A. After 8 years; he's not likely to leave his wife for you.
B. Even if he did; as a habitual cheater he would soon find someone to cheat on you with.

Get rid of this jerk and find a man to date instead.
0 Replies
 
martybarker
 
  1  
Reply Thu 14 Dec, 2006 08:44 pm
I would think that this man loves his wife dearly and wants to keep his commitment to her and his family. I'm certain that meetings with you are exciting for him and he gets the thrill of knowing that he is desired by other women. I don't get the feeling that he is willing to commit true love to you. You are just a thrill for him to meet his sexual needs on an occasional basis.

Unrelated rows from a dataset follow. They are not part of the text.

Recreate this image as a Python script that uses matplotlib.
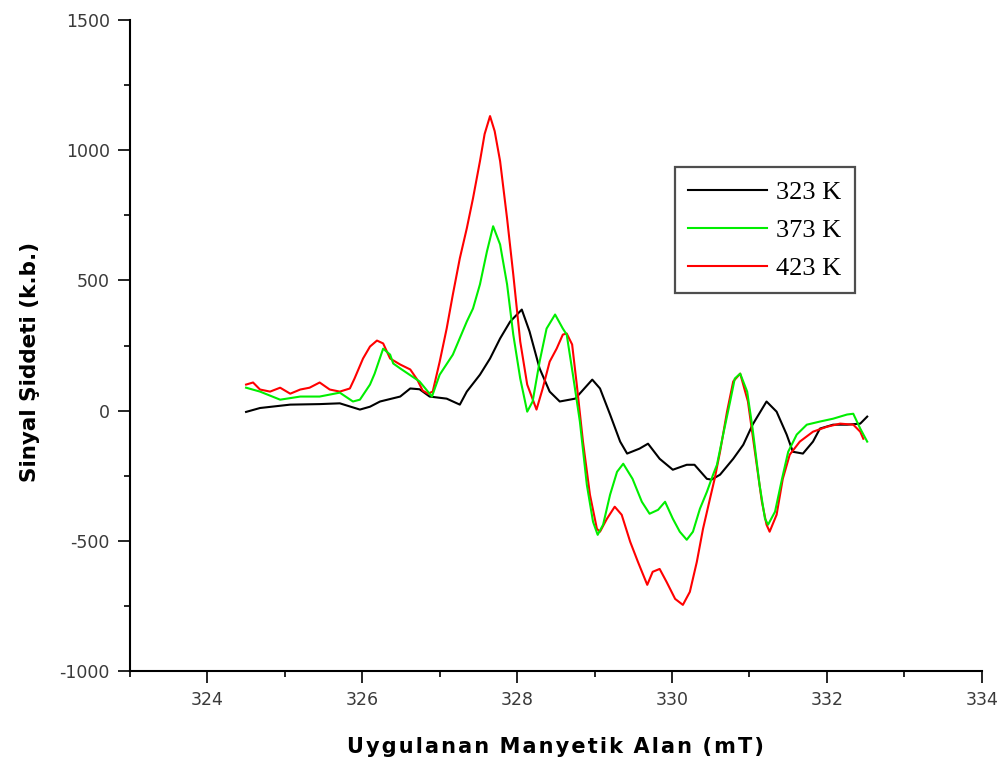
import matplotlib
matplotlib.use("Agg")
import matplotlib.pyplot as plt
from matplotlib.ticker import MultipleLocator

plt.rcParams["axes.unicode_minus"] = False

# EPR spectra: field (mT) vs signal intensity (a.u.)
x_323 = [324.50, 324.68, 325.07, 325.45, 325.71, 325.97, 326.10, 326.23, 326.49, 326.62,
         326.74, 326.87, 327.09, 327.26, 327.35, 327.52, 327.65, 327.78, 327.91, 328.06,
         328.16, 328.29, 328.42, 328.55, 328.75, 328.97, 329.07, 329.20, 329.33, 329.42,
         329.58, 329.69, 329.84, 330.01, 330.19, 330.29, 330.45, 330.51, 330.62, 330.79,
         330.92, 331.04, 331.22, 331.35, 331.48, 331.56, 331.69, 331.82, 331.91, 332.08,
         332.26, 332.43, 332.52]
y_323 = [-5, 10, 23, 25, 28, 4, 15, 35, 54, 85,
         82, 54, 46, 23, 73, 138, 200, 277, 342, 388,
         304, 162, 73, 35, 46, 119, 85, -15, -119, -165,
         -146, -127, -185, -227, -208, -208, -262, -265, -246, -185,
         -131, -54, 35, -4, -92, -158, -165, -119, -69, -54,
         -54, -50, -23]

x_373 = [324.50, 324.68, 324.94, 325.20, 325.45, 325.71, 325.88, 325.97, 326.10, 326.16,
         326.27, 326.36, 326.40, 326.49, 326.74, 326.90, 327.00, 327.17, 327.35, 327.43,
         327.52, 327.61, 327.69, 327.78, 327.87, 327.95, 328.04, 328.13, 328.20, 328.29,
         328.38, 328.49, 328.59, 328.64, 328.72, 328.81, 328.90, 328.98, 329.04, 329.11,
         329.20, 329.29, 329.37, 329.49, 329.61, 329.71, 329.82, 329.91, 330.01, 330.10,
         330.19, 330.27, 330.36, 330.45, 330.53, 330.58, 330.66, 330.75, 330.81, 330.88,
         330.97, 331.04, 331.13, 331.20, 331.24, 331.33, 331.42, 331.50, 331.61, 331.74,
         331.91, 332.08, 332.26, 332.34, 332.43, 332.52]
y_373 = [88, 73, 42, 54, 54, 69, 35, 42, 100, 142,
         238, 215, 181, 162, 112, 54, 138, 215, 342, 392,
         485, 611, 708, 638, 485, 292, 123, -4, 35, 188,
         315, 369, 315, 292, 138, -42, -285, -427, -477, -438,
         -323, -235, -204, -262, -350, -396, -381, -350, -415, -465,
         -496, -465, -377, -312, -246, -208, -92, 35, 123, 142,
         73, -69, -285, -415, -438, -388, -262, -158, -92, -54,
         -42, -31, -15, -12, -69, -119]

x_423 = [324.50, 324.59, 324.68, 324.81, 324.94, 325.07, 325.20, 325.32, 325.45, 325.58,
         325.71, 325.84, 325.90, 326.01, 326.10, 326.19, 326.27, 326.36, 326.49, 326.62,
         326.71, 326.78, 326.85, 326.91, 327.00, 327.09, 327.17, 327.26, 327.35, 327.43,
         327.52, 327.58, 327.65, 327.71, 327.78, 327.87, 327.95, 328.04, 328.13, 328.25,
         328.33, 328.42, 328.51, 328.59, 328.64, 328.71, 328.77, 328.85, 328.94, 329.03,
         329.07, 329.16, 329.26, 329.35, 329.46, 329.56, 329.68, 329.75, 329.84, 329.93,
         330.04, 330.14, 330.23, 330.32, 330.40, 330.49, 330.55, 330.62, 330.71, 330.79,
         330.88, 330.98, 331.07, 331.16, 331.22, 331.26, 331.35, 331.43, 331.52, 331.65,
         331.82, 332.00, 332.17, 332.34, 332.43, 332.47]
y_423 = [100, 108, 81, 73, 88, 65, 81, 88, 108, 81,
         73, 85, 123, 200, 246, 269, 258, 200, 177, 158,
         119, 77, 65, 73, 188, 315, 446, 585, 700, 815,
         958, 1062, 1131, 1073, 958, 738, 523, 265, 100, 4,
         85, 188, 238, 292, 296, 254, 100, -119, -323, -454,
         -465, -415, -369, -400, -504, -581, -669, -619, -608, -658,
         -723, -746, -696, -581, -454, -338, -262, -158, -4, 112,
         142, 35, -158, -350, -438, -465, -400, -262, -169, -119,
         -81, -62, -50, -54, -81, -108]

series_labels = ["323 K", "373 K", "423 K"]
series_colors = ["#000000", "#00ee00", "#ff0000"]

x_ticks = [324, 326, 328, 330, 332, 334]
y_ticks = [-1000, -500, 0, 500, 1000, 1500]

fig = plt.figure(figsize=(10.07, 7.69), dpi=100)
ax = fig.add_axes([0.129, 0.1274, 0.846, 0.8466])

h1, = ax.plot(x_323, y_323, color=series_colors[0], lw=1.5, zorder=2)
h3, = ax.plot(x_423, y_423, color=series_colors[2], lw=1.5, zorder=3)
h2, = ax.plot(x_373, y_373, color=series_colors[1], lw=1.5, zorder=4)

ax.set_xlim(323, 334)
ax.set_ylim(-1000, 1500)
ax.set_xticks(x_ticks)
ax.set_yticks(y_ticks)
ax.xaxis.set_minor_locator(MultipleLocator(1))
ax.yaxis.set_minor_locator(MultipleLocator(250))

for side in ("top", "right"):
    ax.spines[side].set_visible(False)
for side in ("left", "bottom"):
    ax.spines[side].set_linewidth(1.5)

ax.tick_params(which="major", direction="out", length=8.5, width=1.2,
               labelsize=12.5, labelcolor="#3a3a3a", pad=6)
ax.tick_params(which="minor", direction="out", length=4.5, width=1.2)

xlabel = "\u200a".join("Uygulanan Manyetik Alan (mT)").replace("\u200a \u200a", "\u2002")
ax.set_xlabel(xlabel, fontsize=15, fontweight="bold", labelpad=20)
fig.text(30 / 1007, 1 - 362 / 769, "Sinyal Şiddeti (k.b.)", rotation=90,
         ha="center", va="center", fontsize=15.5, fontweight="bold")

leg = ax.legend([h1, h2, h3], series_labels, loc="upper left",
                bbox_to_anchor=(0.6397, 0.774), borderaxespad=0,
                frameon=True, fancybox=False,
                prop={"family": "Liberation Serif", "size": 19},
                handlelength=3.0, handletextpad=0.35, borderpad=0.5,
                labelspacing=0.55)
leg.get_frame().set_edgecolor("#222222")
leg.get_frame().set_linewidth(1.6)

fig.savefig("out.png", dpi=100)
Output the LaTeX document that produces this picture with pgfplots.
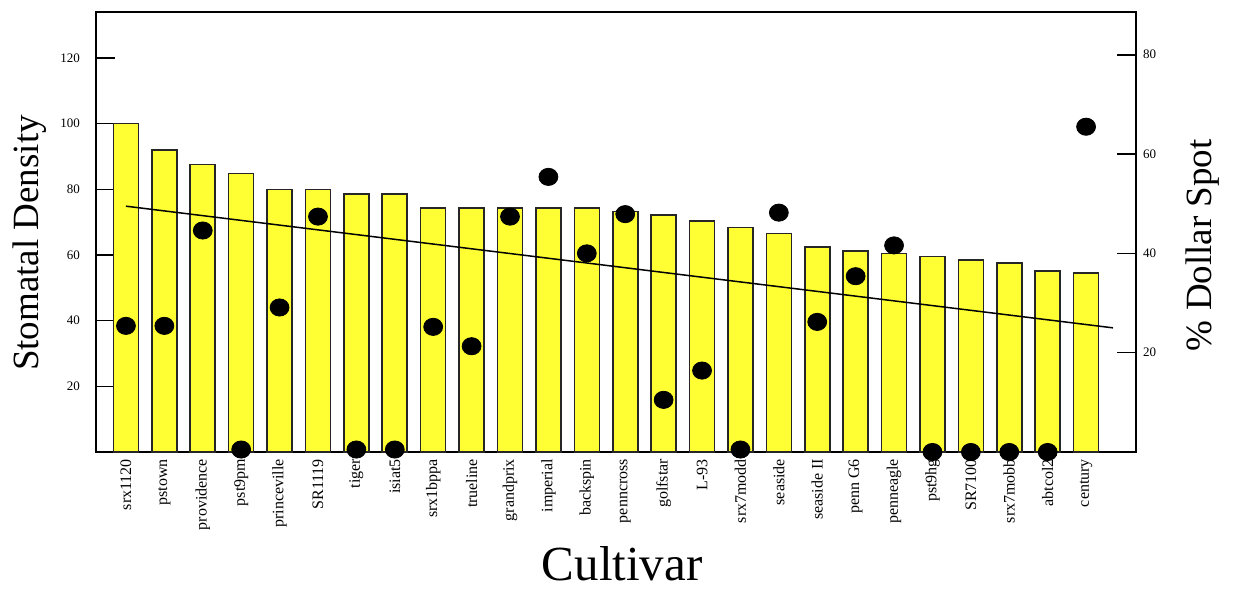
\documentclass[border=0pt]{standalone}
\usepackage{fontspec}
\setmainfont{Liberation Serif}
\usepackage{pgfplots}
\pgfplotsset{compat=1.18}
\definecolor{baryellow}{HTML}{FFFF33}
\begin{document}
\begin{tikzpicture}
\begin{axis}[name=main, scale only axis, width=520pt, height=220pt,
  xmin=-0.78, xmax=26.3, ymin=0, ymax=134,
  axis line style={line width=1pt},
  xtick={0,...,25},
  xticklabels={srx1120,pstown,providence,pst9pm,princeville,SR1119,tiger,isiat5,srx1bppa,trueline,grandprix,imperial,backspin,penncross,golfstar,L-93,srx7modd,seaside,seaside II,penn G6,penneagle,pst9hg,SR7100,srx7mobb,abtcol2,century},
  xticklabel style={rotate=90, anchor=east, font=\fontsize{8}{9}\selectfont},
  major x tick style={draw=none},
  ytick={20,40,60,80,100,120},
  ytick pos=left, tick align=inside, major tick length=9.5pt,
  major tick style={line width=0.8pt, black},
  yticklabel style={font=\fontsize{6.5}{7}\selectfont, xshift=-4.5pt},
  /pgf/number format/assume math mode=true,
  ylabel={Stomatal Density},
  ylabel style={at={(axis description cs:-0.0635,0.475)}, anchor=center, font=\fontsize{18.5}{20}\selectfont},
  xlabel={Cultivar},
  xlabel style={at={(axis description cs:0.506,-0.255)}, anchor=center, inner sep=0pt, font=\fontsize{24.5}{27}\selectfont},
]
\addplot[ybar, bar width=12.5pt, fill=baryellow, draw=black!85, line width=0.8pt] coordinates {
(0,100) (1,92) (2,87.5) (3,84.8) (4,80) (5,80) (6,78.6) (7,78.6) (8,74.4) (9,74.4)
(10,74.3) (11,74.3) (12,74.3) (13,73.2) (14,72.2) (15,70.4) (16,68.4) (17,66.5) (18,62.4) (19,61.3)
(20,60.5) (21,59.5) (22,58.4) (23,57.5) (24,55.2) (25,54.5)};
\end{axis}
\begin{axis}[scale only axis, width=520pt, height=220pt,
  xmin=-0.78, xmax=26.3, ymin=0, ymax=88.6,
  axis x line=none, axis y line*=right,
  axis line style={line width=1pt},
  ytick={20,40,60,80},
  tick align=inside, major tick length=9.5pt,
  major tick style={line width=0.8pt, black},
  yticklabel style={font=\fontsize{6.5}{7}\selectfont},
  /pgf/number format/assume math mode=true,
  clip=false,
  ylabel={\% Dollar Spot},
  ylabel style={at={(axis description cs:1.064,0.47)}, anchor=center, font=\fontsize{18.5}{20}\selectfont},
]
\addplot[black, line width=0.75pt] coordinates {(0,49.5) (25.7,25.0)};
\addplot[only marks, mark=*, mark size=4.3pt, mark options={xscale=1.1, fill=black, draw=black}] coordinates {
(0,25.4) (1,25.4) (2,44.6) (3,0.5) (4,29.1) (5,47.4) (6,0.5) (7,0.5) (8,25.2) (9,21.3)
(10,47.4) (11,55.4) (12,40.0) (13,47.9) (14,10.5) (15,16.4) (16,0.5) (17,48.2) (18,26.2) (19,35.4)
(20,41.6) (21,0) (22,0) (23,0) (24,0) (25,65.5)};
\end{axis}
\pgfresetboundingbox
\path ([xshift=-48pt,yshift=-69.5pt]main.south west) rectangle ([xshift=48.5pt,yshift=6pt]main.north east);
\end{tikzpicture}
\end{document}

I'm also certain that for a while you gained the same feelings in return...the fact that you are desirable and sexy and womanly. But you are worth love also, and you are not going to get that from a man who is committed to his wife and children.
It's going to be really hard to turn off that phone, but be strong and just do it. You are not required to be there for his every beacon call. Just know that you are one of a kind and deserving of more. Don't be afraid of being alone. Just take this break-up as an opportunity to grow stronger and find what you love about yourself. When you can do this it will project to others and I'm sure when you feel great about yourself some other man will notice how great you are. Just make sure to never get involved with another married man. Learn from this mistake and find what you are looking for.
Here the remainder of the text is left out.